The performance on a strategy rolling long positions in the 10-year Treasury futures market represented by the Merrill Lynch 10yr+ US Treasury 10yr+ TR Index highlights the outperformance of a trading strategy in this environment.
In addition to the distortions extraordinary monetary policy have fostered within the financial system, an additional problem central bank manipulation of the bond markets has created is that it has forced deeply conservative investors, with responsibility for the pensions of millions of workers, to become speculators.
One of the primary reasons Fed officials have stated they are more confident they can raise rates later this year is because wage growth has bounced back from the March slump. If it extends its recovery by breaking out in August or September the likelihood of the Fed raising rates, probably after the election, in December will improve.
Public sector pension shortfalls inhibit growth because the solution is either lower pay outs which affects spending or higher taxes which does the same thing. Higher interest rates will also be a problem for yield-to-maturity investors because of the high prices paid for bonds over the last 8 years.
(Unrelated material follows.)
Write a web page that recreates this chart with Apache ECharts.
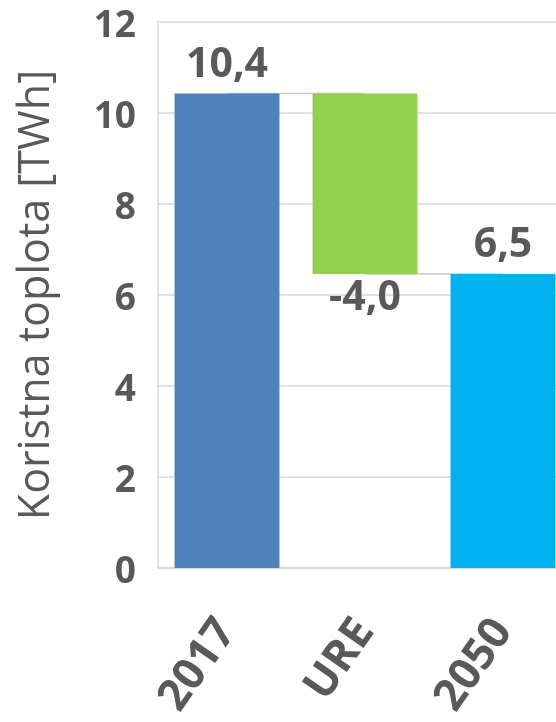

That suggests even with the normalisation of monetary policy, whenever that might occur, pension funds are going to experience a hangover and the equity portion of their portfolios will need to really outperform to make up the difference.
This ratio of the S&P High Yield Dividend Aristocrat Total Return Index / Merrill Lynch 10yr+ US Treasury 10yr+ TR Index highlights the fact equities with solid records of increasing dividends tend to outperform bonds even in an environment where Treasuries have experienced an historic momentum driven bull market. Pension funds might not be able to diversify sufficiently away from the growing risk in the bond market but individual investors can.